Benton urged other communities to consider sharing some of the 800-truck-per-day burden that Vergennes now shoulders alone.
“The city of Vergennes is not asking for a two-way bypass that shunts all truck traffic through Addison, Waltham and New Haven,” he wrote. “It is very important to note that we are willing to host our fair share of trucks. Supporting our proposal are numerous studies over a period of 20 years that conclude that truck traffic in downtown Vergennes is unsafe, has noxious effects and is damaging to the local economy.”
If the proposal ever becomes a reality, it will not be soon: Benton said he was told if everything went perfectly, a three-to-five year timetable was possible.

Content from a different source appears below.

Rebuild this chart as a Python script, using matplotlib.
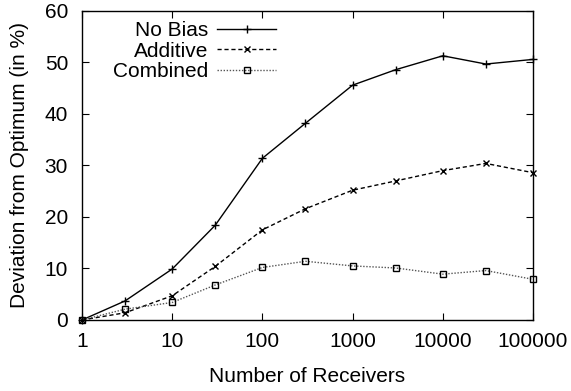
import numpy as np
import matplotlib.pyplot as plt

plt.rcParams['font.family'] = ['Liberation Sans', 'DejaVu Sans']

receivers = [1, 3, 10, 30, 100, 300, 1000, 3000, 10000, 30000, 100000]
no_bias = [0.0, 3.7, 9.9, 18.4, 31.4, 38.2, 45.6, 48.6, 51.3, 49.7, 50.6]
additive = [0.0, 1.4, 4.7, 10.4, 17.5, 21.6, 25.2, 27.0, 29.0, 30.4, 28.6]
combined = [0.0, 2.1, 3.4, 6.8, 10.2, 11.4, 10.5, 10.1, 8.9, 9.6, 7.9]

xticks = [1, 10, 100, 1000, 10000, 100000]
yticks = [0, 10, 20, 30, 40, 50, 60]

fs = 15

fig = plt.figure(figsize=(5.71, 3.91), dpi=100)
ax = fig.add_axes([0.1436, 0.1816, 0.7899, 0.7903])

ax.plot(receivers, no_bias, color='black', lw=1.0, ls='-', marker='+',
        ms=6, mew=1.0, label='No Bias', clip_on=False)
ax.plot(receivers, additive, color='black', lw=1.0, ls=(0, (3, 2)), marker='x',
        ms=5, mew=1.0, label='Additive', clip_on=False)
ax.plot(receivers, combined, color='#555555', lw=1.0, ls=(0, (1, 1.2)), marker='s',
        ms=5, mew=1.0, mfc='none', mec='black', label='Combined', clip_on=False)

ax.set_xscale('log')
ax.set_xlim(1, 100000)
ax.set_ylim(0, 60)
ax.set_xticks(xticks)
ax.set_xticklabels([str(t) for t in xticks])
ax.xaxis.set_minor_locator(plt.NullLocator())
ax.set_yticks(yticks)
ax.tick_params(direction='in', length=5, width=0.8, top=True, right=True,
               labelsize=fs)
ax.tick_params(axis='x', pad=9)
ax.tick_params(axis='y', pad=10)
for s in ax.spines.values():
    s.set_linewidth(1.0)

ax.set_xlabel('Number of Receivers', fontsize=fs, labelpad=11)
ax.set_ylabel('Deviation from Optimum (in %)', fontsize=fs, labelpad=11)

# gnuplot-style key: labels right-aligned, samples on the right
ax.legend(loc='upper right', markerfirst=False, frameon=False, fontsize=fs,
          handlelength=2.83, handletextpad=0.43, labelspacing=0.08,
          borderpad=0, borderaxespad=0,
          bbox_to_anchor=(276 / 571, 1 - 21 / 391),
          bbox_transform=fig.transFigure)

fig.savefig('out.png', dpi=100)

There is precedent for such a bypass. Benton said he knew of one near Morrisville, but Tetreault and Segale said in fact another one that routed trucks around Newport through Coventry was actually more similar.
“They said it’s essentially on a different state route, and it works,” Benton said.
The VTrans officials also told Benton that Vergennes needed backing, and made no promises when they met with him last month. They had seen the Nelson/Mahan letter, Benton said, and knew not all would be smooth sailing.
“They said you’re going to need to garner some support, and you’re going to need to get on a schedule somehow if this is going to work at all, and we would obviously need to do a lot more research,” Benton said. “There was nothing definitive coming out of it.”
Benton said the next step would be to wait and see how Vergennes residents felt, and if that goes well at some point he will also sit down with local selectboards and try to present a fuller, two-sided picture.
Benton was asked if he thought before then it would be helpful if other towns’ officials spent 15 minutes on the city’s Main Street.
“That would be a good start, for sure. It was pretty ironic. We were having our meeting in the police station, and the windows were all closed and the doors were all closed, and Joe (Segale) goes, ‘God, there are a lot of trucks going by here,’” Benton said. “Yeah, this is what it’s about.”